— Data block —
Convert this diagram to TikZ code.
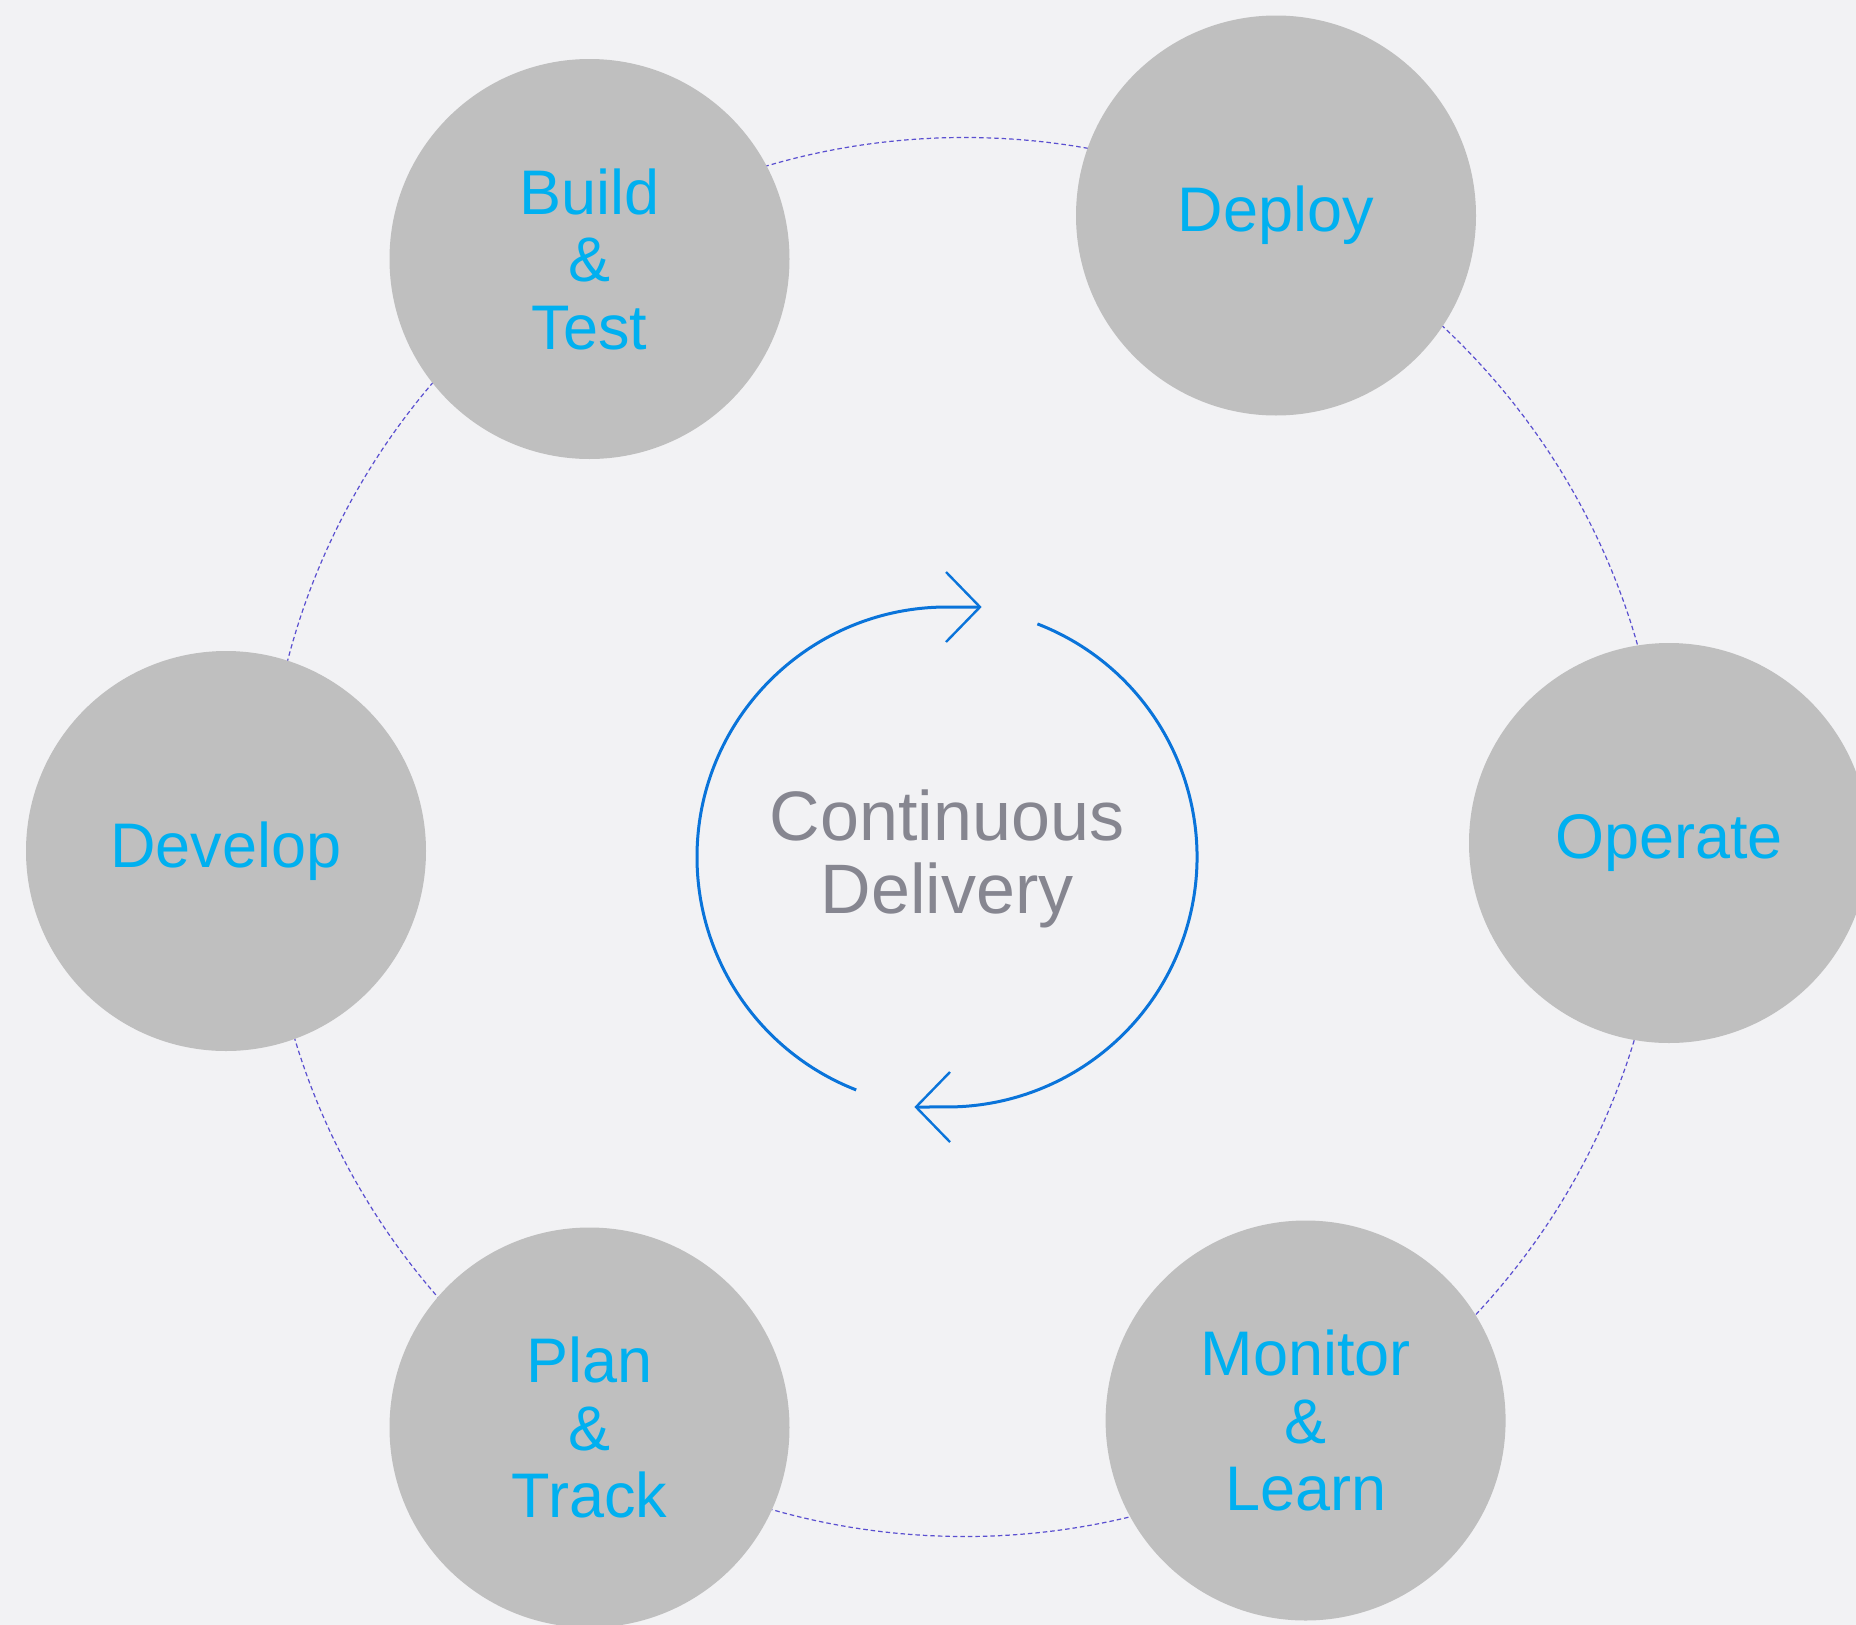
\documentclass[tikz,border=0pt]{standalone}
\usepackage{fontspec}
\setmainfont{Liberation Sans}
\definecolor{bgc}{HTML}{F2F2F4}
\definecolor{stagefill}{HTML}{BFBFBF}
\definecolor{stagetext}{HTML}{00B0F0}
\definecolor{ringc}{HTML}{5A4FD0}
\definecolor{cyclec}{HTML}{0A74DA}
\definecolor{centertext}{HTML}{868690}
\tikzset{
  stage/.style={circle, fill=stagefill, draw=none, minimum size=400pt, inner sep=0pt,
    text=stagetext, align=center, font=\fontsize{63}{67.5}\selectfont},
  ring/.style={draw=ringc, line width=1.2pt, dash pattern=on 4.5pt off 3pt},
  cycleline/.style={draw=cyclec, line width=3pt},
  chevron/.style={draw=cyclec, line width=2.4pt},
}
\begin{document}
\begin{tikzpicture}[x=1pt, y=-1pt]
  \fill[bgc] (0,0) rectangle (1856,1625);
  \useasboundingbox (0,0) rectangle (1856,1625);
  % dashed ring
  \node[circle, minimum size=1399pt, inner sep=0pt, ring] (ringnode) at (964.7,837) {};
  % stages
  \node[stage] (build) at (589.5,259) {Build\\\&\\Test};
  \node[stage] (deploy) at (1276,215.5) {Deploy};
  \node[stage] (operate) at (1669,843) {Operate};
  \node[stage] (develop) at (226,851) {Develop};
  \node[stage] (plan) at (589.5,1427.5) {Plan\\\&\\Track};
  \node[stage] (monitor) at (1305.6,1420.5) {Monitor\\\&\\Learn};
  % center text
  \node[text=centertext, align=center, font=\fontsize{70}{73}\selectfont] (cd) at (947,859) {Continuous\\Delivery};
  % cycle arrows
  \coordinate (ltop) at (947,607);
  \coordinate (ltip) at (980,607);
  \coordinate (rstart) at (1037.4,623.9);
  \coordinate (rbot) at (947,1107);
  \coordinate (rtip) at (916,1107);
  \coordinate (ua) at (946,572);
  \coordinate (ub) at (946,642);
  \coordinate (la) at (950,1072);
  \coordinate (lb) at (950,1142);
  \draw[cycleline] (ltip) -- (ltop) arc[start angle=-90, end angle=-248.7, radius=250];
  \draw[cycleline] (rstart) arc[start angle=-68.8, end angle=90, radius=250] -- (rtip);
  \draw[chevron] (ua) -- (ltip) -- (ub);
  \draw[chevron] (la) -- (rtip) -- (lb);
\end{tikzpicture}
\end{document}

— Problem requirements —
Copy the listing word for word, excluding its pictures.

— Answer to the task —
Convert this diagram to TikZ code.
\documentclass[tikz,border=0pt]{standalone}
\usepackage{fontspec}
\setmainfont{Liberation Sans}
\definecolor{bgc}{HTML}{F2F2F4}
\definecolor{stagefill}{HTML}{BFBFBF}
\definecolor{stagetext}{HTML}{00B0F0}
\definecolor{ringc}{HTML}{5A4FD0}
\definecolor{cyclec}{HTML}{0A74DA}
\definecolor{centertext}{HTML}{868690}
\tikzset{
  stage/.style={circle, fill=stagefill, draw=none, minimum size=400pt, inner sep=0pt,
    text=stagetext, align=center, font=\fontsize{63}{67.5}\selectfont},
  ring/.style={draw=ringc, line width=1.2pt, dash pattern=on 4.5pt off 3pt},
  cycleline/.style={draw=cyclec, line width=3pt},
  chevron/.style={draw=cyclec, line width=2.4pt},
}
\begin{document}
\begin{tikzpicture}[x=1pt, y=-1pt]
  \fill[bgc] (0,0) rectangle (1856,1625);
  \useasboundingbox (0,0) rectangle (1856,1625);
  % dashed ring
  \node[circle, minimum size=1399pt, inner sep=0pt, ring] (ringnode) at (964.7,837) {};
  % stages
  \node[stage] (build) at (589.5,259) {Build\\\&\\Test};
  \node[stage] (deploy) at (1276,215.5) {Deploy};
  \node[stage] (operate) at (1669,843) {Operate};
  \node[stage] (develop) at (226,851) {Develop};
  \node[stage] (plan) at (589.5,1427.5) {Plan\\\&\\Track};
  \node[stage] (monitor) at (1305.6,1420.5) {Monitor\\\&\\Learn};
  % center text
  \node[text=centertext, align=center, font=\fontsize{70}{73}\selectfont] (cd) at (947,859) {Continuous\\Delivery};
  % cycle arrows
  \coordinate (ltop) at (947,607);
  \coordinate (ltip) at (980,607);
  \coordinate (rstart) at (1037.4,623.9);
  \coordinate (rbot) at (947,1107);
  \coordinate (rtip) at (916,1107);
  \coordinate (ua) at (946,572);
  \coordinate (ub) at (946,642);
  \coordinate (la) at (950,1072);
  \coordinate (lb) at (950,1142);
  \draw[cycleline] (ltip) -- (ltop) arc[start angle=-90, end angle=-248.7, radius=250];
  \draw[cycleline] (rstart) arc[start angle=-68.8, end angle=90, radius=250] -- (rtip);
  \draw[chevron] (ua) -- (ltip) -- (ub);
  \draw[chevron] (la) -- (rtip) -- (lb);
\end{tikzpicture}
\end{document}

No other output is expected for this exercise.